**COLLECTED MATERIAL:**

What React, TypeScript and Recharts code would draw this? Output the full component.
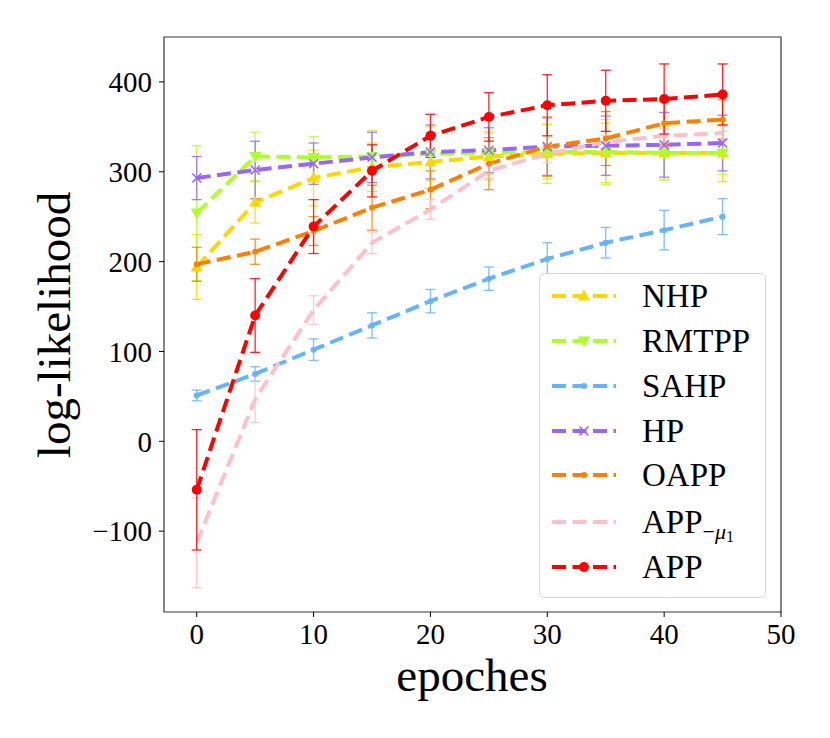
import React from 'react';
import {
  ComposedChart,
  Line,
  XAxis,
  YAxis,
  ErrorBar,
  ReferenceArea,
  Label,
} from 'recharts';

// epochs and mean log-likelihood (+/- std)
const epochs = [0, 5, 10, 15, 20, 25, 30, 35, 40, 45];

const nhp = [194, 266, 293, 305, 311, 317, 320, 321, 321, 321];
const nhpErr = [36, 23, 31, 27, 30, 26, 33, 33, 30, 32];

const rmtpp = [254, 317, 316, 317, 320, 321, 322, 322, 321, 321];
const rmtppErr = [75, 27, 23, 29, 30, 24, 30, 36, 30, 24];

const sahp = [51, 75, 102, 129, 156, 181, 203, 221, 235, 250];
const sahpErr = [6, 8, 12, 14, 13, 13, 18, 17, 22, 20];

const hp = [293, 302, 309, 316, 322, 324, 328, 329, 330, 332];
const hpErr = [24, 32, 23, 28, 30, 25, 32, 33, 36, 31];

const oapp = [197, 211, 234, 260, 280, 309, 328, 337, 354, 358];
const oappErr = [19, 14, 16, 25, 21, 29, 33, 30, 24, 22];

const appNoMu = [-113, 47, 146, 221, 258, 301, 320, 333, 340, 343];
const appNoMuErr = [50, 26, 16, 12, 11, 8, 10, 8, 8, 8];

const app = [-54, 140, 239, 301, 340, 361, 374, 379, 381, 386];
const appErr = [67, 41, 30, 29, 24, 27, 34, 34, 39, 34];

const xTicks = [0, 10, 20, 30, 40, 50];
const yTicks = [-100, 0, 100, 200, 300, 400];

type MarkerShape = 'triUp' | 'triDown' | 'point' | 'x' | 'circle' | 'none';

const series: {
  key: string;
  name: string;
  color: string;
  marker: MarkerShape;
  values: number[];
  err: number[];
}[] = [
  { key: 'nhp', name: 'NHP', color: '#ffd700', marker: 'triUp', values: nhp, err: nhpErr },
  { key: 'rmtpp', name: 'RMTPP', color: '#adff2f', marker: 'triDown', values: rmtpp, err: rmtppErr },
  { key: 'sahp', name: 'SAHP', color: '#66b3ff', marker: 'point', values: sahp, err: sahpErr },
  { key: 'hp', name: 'HP', color: '#9966ff', marker: 'x', values: hp, err: hpErr },
  { key: 'oapp', name: 'OAPP', color: '#ff8000', marker: 'point', values: oapp, err: oappErr },
  { key: 'appNoMu', name: 'APP', color: '#ffc0cb', marker: 'none', values: appNoMu, err: appNoMuErr },
  { key: 'app', name: 'APP', color: '#ff0000', marker: 'circle', values: app, err: appErr },
];

const data = epochs.map((epoch, i) => {
  const row: Record<string, number> = { epoch };
  series.forEach((s) => {
    row[s.key] = s.values[i];
    row[s.key + 'Err'] = s.err[i];
  });
  return row;
});

const FONT = '"Liberation Serif", "DejaVu Serif", serif';
const DASH = '14 6.5';

function Marker({ cx, cy, shape, color }: { cx?: number; cy?: number; shape: MarkerShape; color: string }) {
  if (cx == null || cy == null) return null;
  switch (shape) {
    case 'triUp':
      return <polygon points={`${cx},${cy - 6.5} ${cx - 6},${cy + 4.5} ${cx + 6},${cy + 4.5}`} fill={color} />;
    case 'triDown':
      return <polygon points={`${cx},${cy + 6.5} ${cx - 6},${cy - 4.5} ${cx + 6},${cy - 4.5}`} fill={color} />;
    case 'point':
      return <circle cx={cx} cy={cy} r={3} fill={color} />;
    case 'x':
      return (
        <path
          d={`M${cx - 4.5},${cy - 4.5}L${cx + 4.5},${cy + 4.5}M${cx - 4.5},${cy + 4.5}L${cx + 4.5},${cy - 4.5}`}
          stroke={color}
          strokeWidth={1.6}
        />
      );
    case 'circle':
      return <circle cx={cx} cy={cy} r={5} fill={color} />;
    default:
      return null;
  }
}

const fmt = (v: number) => (v < 0 ? `\u2212${Math.abs(v)}` : `${v}`);

function LegendBox() {
  const rows = [296, 341, 386, 431, 475, 522, 567];
  return (
    <svg width={830} height={738} style={{ position: 'absolute', left: 0, top: 0, pointerEvents: 'none' }}>
      <rect x={539.5} y={273.5} width={226} height={324} rx={5} fill="#fff" fillOpacity={0.85} stroke="#d6d6d6" strokeWidth={1} />
      {series.map((s, i) => (
        <g key={s.key}>
          <line x1={552} x2={616} y1={rows[i]} y2={rows[i]} stroke={s.color} strokeWidth={4} strokeDasharray={DASH} />
          <Marker cx={584} cy={rows[i]} shape={s.marker} color={s.color} />
          <text x={642} y={rows[i] + 11} fontFamily={FONT} fontSize={33} fill="#000">
            {s.name}
            {s.key === 'appNoMu' && (
              <tspan fontSize={22} dy={6}>
                {'\u2212'}
                <tspan fontStyle="italic">{'\u03bc'}</tspan>
                <tspan fontSize={16} dy={3}>1</tspan>
              </tspan>
            )}
          </text>
        </g>
      ))}
    </svg>
  );
}

export default function App() {
  return (
    <div style={{ position: 'absolute', left: 0, top: 0, width: 830, height: 738, background: '#fff' }}>
      <ComposedChart width={830} height={738} data={data} margin={{ top: 37, right: 49, left: 0, bottom: 0 }}>
        <XAxis
          dataKey="epoch"
          type="number"
          domain={[-2.8, 50]}
          ticks={xTicks}
          allowDataOverflow
          height={126}
          axisLine={false}
          tickSize={5}
          tickMargin={6}
          tickLine={{ stroke: '#000' }}
          tick={{ fill: '#000', fontSize: 29, fontFamily: FONT }}
        >
          <Label
            content={() => (
              <text x={472} y={691} textAnchor="middle" fontFamily={FONT} fontSize={47} fill="#000">
                epoches
              </text>
            )}
          />
        </XAxis>
        <YAxis
          type="number"
          domain={[-190, 450]}
          ticks={yTicks}
          allowDataOverflow
          width={164}
          axisLine={false}
          tickSize={5}
          tickMargin={7}
          tickLine={{ stroke: '#000' }}
          tickFormatter={fmt}
          tick={{ fill: '#000', fontSize: 29, fontFamily: FONT }}
        >
          <Label
            content={() => (
              <text
                x={70}
                y={325}
                transform="rotate(-90 70 325)"
                textAnchor="middle"
                fontFamily={FONT}
                fontSize={47}
                fill="#000"
              >
                log-likelihood
              </text>
            )}
          />
        </YAxis>
        <ReferenceArea x1={-2.8} x2={50} y1={-190} y2={450} fill="none" stroke="#333" strokeWidth={1.2} />
        {series.map((s) => (
          <Line
            key={s.key}
            type="linear"
            dataKey={s.key}
            stroke={s.color}
            strokeWidth={4}
            strokeDasharray={DASH}
            dot={(p: any) => <Marker key={`${s.key}-${p.index}`} cx={p.cx} cy={p.cy} shape={s.marker} color={s.color} />}
            activeDot={false}
            isAnimationActive={false}
          >
            <ErrorBar
              dataKey={s.key + 'Err'}
              direction="y"
              width={5}
              stroke={s.color}
              strokeWidth={1.3}
              strokeOpacity={0.85}
              isAnimationActive={false}
            />
          </Line>
        ))}
      </ComposedChart>
      <LegendBox />
    </div>
  );
}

**WHAT YOU WILL DO:** Please reproduce the listing exactly from its opening line through the line that contains "36, 30, 24];", both included, with all pictures omitted.

**THE RESULT:**
What React, TypeScript and Recharts code would draw this? Output the full component.
import React from 'react';
import {
  ComposedChart,
  Line,
  XAxis,
  YAxis,
  ErrorBar,
  ReferenceArea,
  Label,
} from 'recharts';

// epochs and mean log-likelihood (+/- std)
const epochs = [0, 5, 10, 15, 20, 25, 30, 35, 40, 45];

const nhp = [194, 266, 293, 305, 311, 317, 320, 321, 321, 321];
const nhpErr = [36, 23, 31, 27, 30, 26, 33, 33, 30, 32];

const rmtpp = [254, 317, 316, 317, 320, 321, 322, 322, 321, 321];
const rmtppErr = [75, 27, 23, 29, 30, 24, 30, 36, 30, 24];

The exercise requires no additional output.